There are just so many questions that seem to have found a home in your mind and can’t find their way out. But don’t worry, life will find a way. All that matters is that you carry on and do not give up. Whatever you are looking for will find a way to come to you, maybe not in the same exact shape and form that you thought it would, but it will. Remember, every no, is a yes somewhere else.
If there’s one thing I want you to believe in, is the fact that you should first start loving yourself, being comfortable with yourself before you enter a relationship. You should find joy in being alone, you should shape yourself and figure out your hobbies. In no way, I am saying that being in a relationship won’t allow you to do that. However, I am saying that two people in a relationship must first be individuals who seem to have found a liking in each other’s company and intend to share their daily lives together.
Finding love is beautiful. Finding a person who loves you just the way you are is extraordinary. Having a partner that you can go to, whenever you feel down is comforting and delightful. If you haven’t yet found that person, don’t stress yourself. There isn’t a deadline you have to meet. That person could be anywhere and anyone – what matters is that you stay yourself, unfiltered, in everyday life.
Find something you love and commit to it, follow your passions, be free and allow yourself to meet new people. I always believed that you create your own destiny. Love won’t find you if you lock yourself into your room. Your goals won’t be achieved if you don’t move an inch to reach them. No one is going to know you if you don’t introduce yourself. You don’t have to tell people who you are, they will find out through your work, the way you walk your talk, and the way you commit to what you want to do and actually do it.
If you ever find yourself feeling lonely or unloved, remember: you are not the only one. We all feel lonely or even unloved from time to time. But it’s the way you feed those thoughts that determines the way you react to your thoughts. In the moments you feel down, allow yourself to feel with all capacity. But after some time has passed, get up, and work on yourself, who you want to be, and what you want to do.

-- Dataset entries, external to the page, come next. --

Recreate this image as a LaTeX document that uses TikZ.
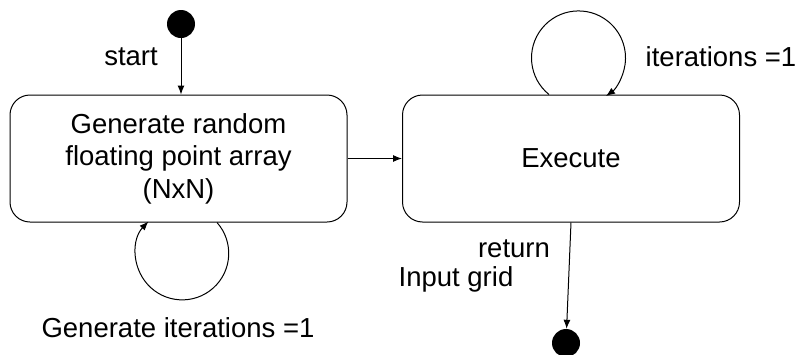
\documentclass[tikz,border=0pt]{standalone}
\usepackage{fontspec}
\setmainfont{Liberation Sans}
\usetikzlibrary{arrows.meta,calc}
\begin{document}
\begin{tikzpicture}[x=1pt,y=-1pt,
  state/.style={draw, rounded corners=20pt, minimum width=337pt, minimum height=127pt, align=center, line width=1pt, inner sep=0pt, font=\fontsize{27.5}{32.5}\selectfont},
  dot/.style={circle, fill=black, minimum size=28pt, inner sep=0pt},
  lbl/.style={font=\fontsize{27.5}{32.5}\selectfont, inner sep=0pt},
  arr/.style={-{Latex[length=9pt,width=7pt]}, line width=1pt}]
\useasboundingbox (0,0) rectangle (796,354);
\node[dot] (s) at (181,24) {};
\node[state] (b1) at (178.5,158.5) {Generate random\\floating point array\\(NxN)};
\node[state] (b2) at (571,158.5) {Execute};
\node[dot] (e) at (566,343) {};
\draw[arr] (s) -- (s |- b1.north);
\draw[arr] (b1) -- (b2);
\draw[arr] (b2.south) -- (e);
\coordinate (l1) at ($(b1.south)+(38.5,0)$);
\draw[arr] (l1) arc[start angle=41.6, end angle=-223.3, radius=46.5pt];
\coordinate (l2) at ($(b2.north)+(-22,0)$);
\draw[arr] (l2) arc[start angle=231.1, end angle=-54.2, radius=47pt];
\node[lbl] (t1) at (131,57) {start};
\node[lbl] (t2) at (178,328) {Generate iterations =1};
\node[lbl] (t3) at (721,57) {iterations =1};
\node[lbl] (t4) at (514,249) {return};
\node[lbl] (t5) at (456,279) {Input grid};
\end{tikzpicture}
\end{document}
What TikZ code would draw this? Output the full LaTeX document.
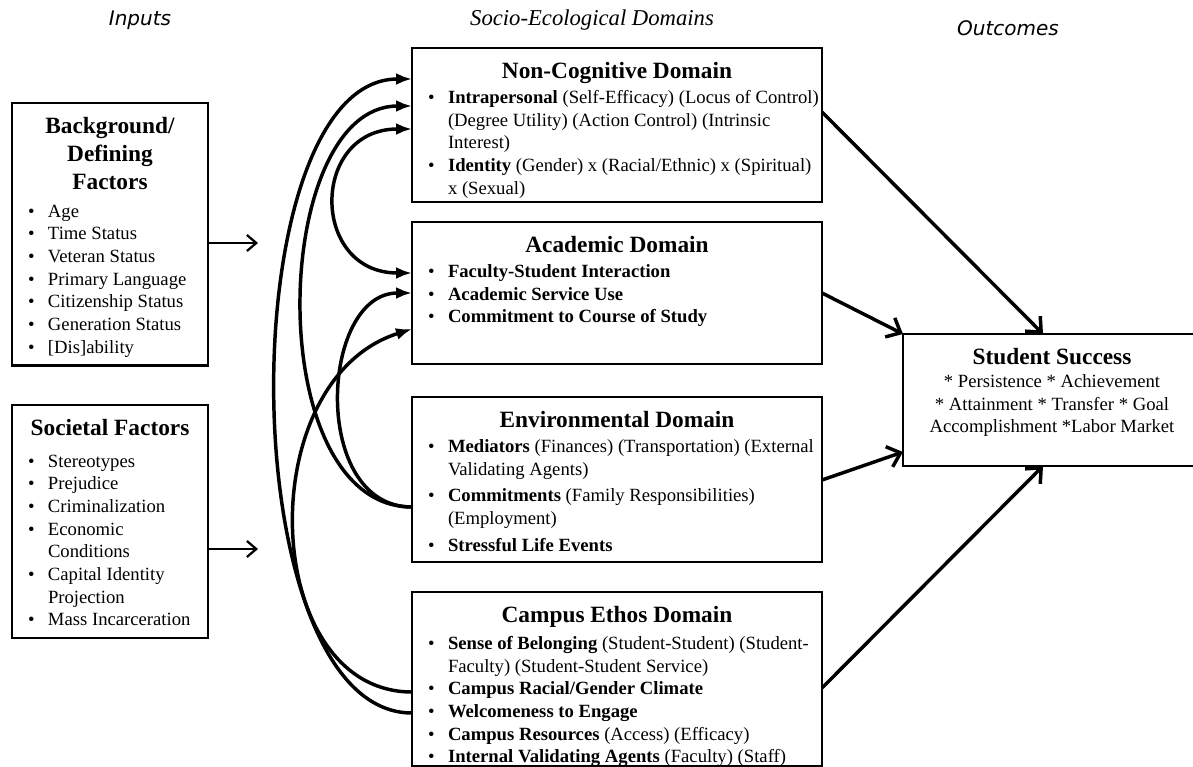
\documentclass[tikz,border=0pt]{standalone}
\usepackage{fontspec}
\setmainfont{Liberation Serif}
\newfontfamily\headsans{DejaVu Sans}
\usepackage{xcolor}
\usepackage{tikz}
\usetikzlibrary{arrows.meta}

% bullet line with hanging indent
\newcommand{\itm}[1][0pt]{\par\vspace{#1}\hangindent=19pt\hangafter=1\noindent\hspace*{4pt}\makebox[15pt][l]{\textbullet}}
% bold centred heading, then body font
\newcommand{\boxhead}[2]{{\centering\fontsize{17.5}{21}\selectfont\bfseries #1\par}\vspace{#2}\fontsize{14}{17}\selectfont\rightskip=-12pt plus 1fil\relax}

\begin{document}
\begin{tikzpicture}[x=0.75pt, y=-0.75pt,
    factorbox/.style={draw, line width=2.1pt, anchor=north west, inner xsep=8pt, inner ysep=11pt, outer sep=0pt},
    header/.style={font=\headsans\itshape\fontsize{15}{18}\selectfont},
    feedback/.style={line width=2.6pt, -{Latex[length=12pt,width=9pt]}},
    inarrow/.style={line width=1.7pt, -{Straight Barb[length=7pt,width=12pt]}},
    outarrow/.style={line width=2.6pt, -{Straight Barb[length=9pt,width=16pt]}}
]
\useasboundingbox (0,0) rectangle (1193,767);

% column headings
\node[header] (inputs) at (140,20) {Inputs};
\node[font=\itshape\fontsize{17}{20}\selectfont] (domains) at (592,20) {Socio-Ecological Domains};
\node[header] (outcomes) at (1008,28) {Outcomes};

% inputs
\node[factorbox] (background) at (12,103) {\parbox[t][175pt][t]{131pt}{%
    \boxhead{Background/\\Defining\\Factors}{3.5pt}%
    \itm Age
    \itm Time Status
    \itm Veteran Status
    \itm Primary Language
    \itm Citizenship Status
    \itm Generation Status
    \itm {[}Dis]ability}};

\node[factorbox] (societal) at (12,405) {\parbox[t][152.75pt][t]{131pt}{%
    \boxhead{Societal Factors}{6.5pt}%
    \itm Stereotypes
    \itm Prejudice
    \itm Criminalization
    \itm Economic\newline Conditions
    \itm Capital Identity\newline Projection
    \itm Mass Incarceration}};

% domains
\node[factorbox] (noncog) at (412,48) {\parbox[t][93.5pt][t]{291.5pt}{%
    \boxhead{Non-Cognitive Domain}{1.4pt}%
    \itm \textbf{Intrapersonal} (Self-Efficacy) (Locus of Control)\newline (Degree Utility) (Action Control) (Intrinsic\newline Interest)
    \itm \textbf{Identity} (Gender) x (Racial/Ethnic) x (Spiritual)\newline x (Sexual)}};

\node[factorbox] (academic) at (412,222) {\parbox[t][84.5pt][t]{291.5pt}{%
    \boxhead{Academic Domain}{1.4pt}%
    \itm \textbf{Faculty-Student Interaction}
    \itm \textbf{Academic Service Use}
    \itm \textbf{Commitment to Course of Study}}};

\node[factorbox] (environ) at (412,397) {\parbox[t][101.75pt][t]{291.5pt}{%
    \boxhead{Environmental Domain}{1.4pt}%
    \itm \textbf{Mediators} (Finances) (Transportation) (External\newline Validating Agents)
    \itm[3pt]\textbf{Commitments} (Family Responsibilities)\newline (Employment)
    \itm[3pt]\textbf{Stressful Life Events}}};

\node[factorbox] (campus) at (412,592) {\parbox[t][108.5pt][t]{291.5pt}{%
    \boxhead{Campus Ethos Domain}{3pt}%
    \itm \textbf{Sense of Belonging} (Student-Student) (Student-\newline Faculty) (Student-Student Service)
    \itm \textbf{Campus Racial/Gender Climate}
    \itm \textbf{Welcomeness to Engage}
    \itm \textbf{Campus Resources} (Access) (Efficacy)
    \itm \textbf{Internal Validating Agents} (Faculty) (Staff)}};

% outcome
\node[factorbox] (success) at (903,334) {\parbox[t][77pt][t]{207.5pt}{\centering
    {\fontsize{17.5}{21}\selectfont\bfseries Student Success\par}%
    \fontsize{14}{17}\selectfont * Persistence * Achievement\\{}* Attainment * Transfer * Goal\\Accomplishment *Labor Market}};

% inputs feed the domains
\coordinate (bgtip) at (258,243);
\coordinate (soctip) at (258,549);
\draw[inarrow] (background.east |- bgtip) -- (bgtip);
\draw[inarrow] (societal.east |- soctip) -- (soctip);

% links between the domains
\draw[feedback] (campus.west |- 0,713) .. controls (230,713) and (230,79) .. (noncog.west |- 0,79);
\draw[feedback] (campus.west |- 0,692) .. controls (260,692) and (250,380) .. (academic.west |- 0,329);
\draw[feedback] (environ.west |- 0,507) .. controls (310,507) and (320,293) .. (academic.west |- 0,293);
\draw[feedback] (environ.west |- 0,507) .. controls (260,507) and (270,106) .. (noncog.west |- 0,106);
\draw[feedback, {Latex[length=12pt,width=9pt]}-{Latex[length=12pt,width=9pt]}] (noncog.west |- 0,129) .. controls (310,129) and (310,273) .. (academic.west |- 0,273);

% domains lead to success
\draw[outarrow] (noncog.east |- 0,112) -- (1043,0 |- success.north);
\draw[outarrow] (academic.east |- 0,293) -- (success.north west);
\draw[outarrow] (environ.east |- 0,480) -- (success.west |- 0,452);
\draw[outarrow] (campus.east |- 0,688) -- (1043,0 |- success.south);
\end{tikzpicture}
\end{document}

Love will find you and you will find love. And whenever that happens, keep in mind that love is not a walk in the park. Love also takes commitment and hard work. It takes two people who are willing to make things work. Two people who have the same thing in mind and are working both separately and together in order to make that thing happen. No matter what your goal may be – when you enter a relationship you should first have your own opinions, and your partner has to be someone who encourages and values those opinions but has their own as well.
When you become two – do not forget to also be one. To be an individual. To be the person you can’t live without: yourself. To nurture your own happiness and to nurture the happiness of your partner as well. I always think about this one saying that circles around the internet: Relationships are not always 50/50. Sometimes your partner is feeling a 20 and you have to take it in and offer 80 that day. BUT, your partner should also be willing to do the same for you.
Try to find yourself and then love will find you as well. Follow your passions, visit the places you love the most, explore, and rest in your hiding place. Who knows, maybe love has the same hiding place as you, it may be a theater, a coffee shop, a bookstore, or even the museum. You never know.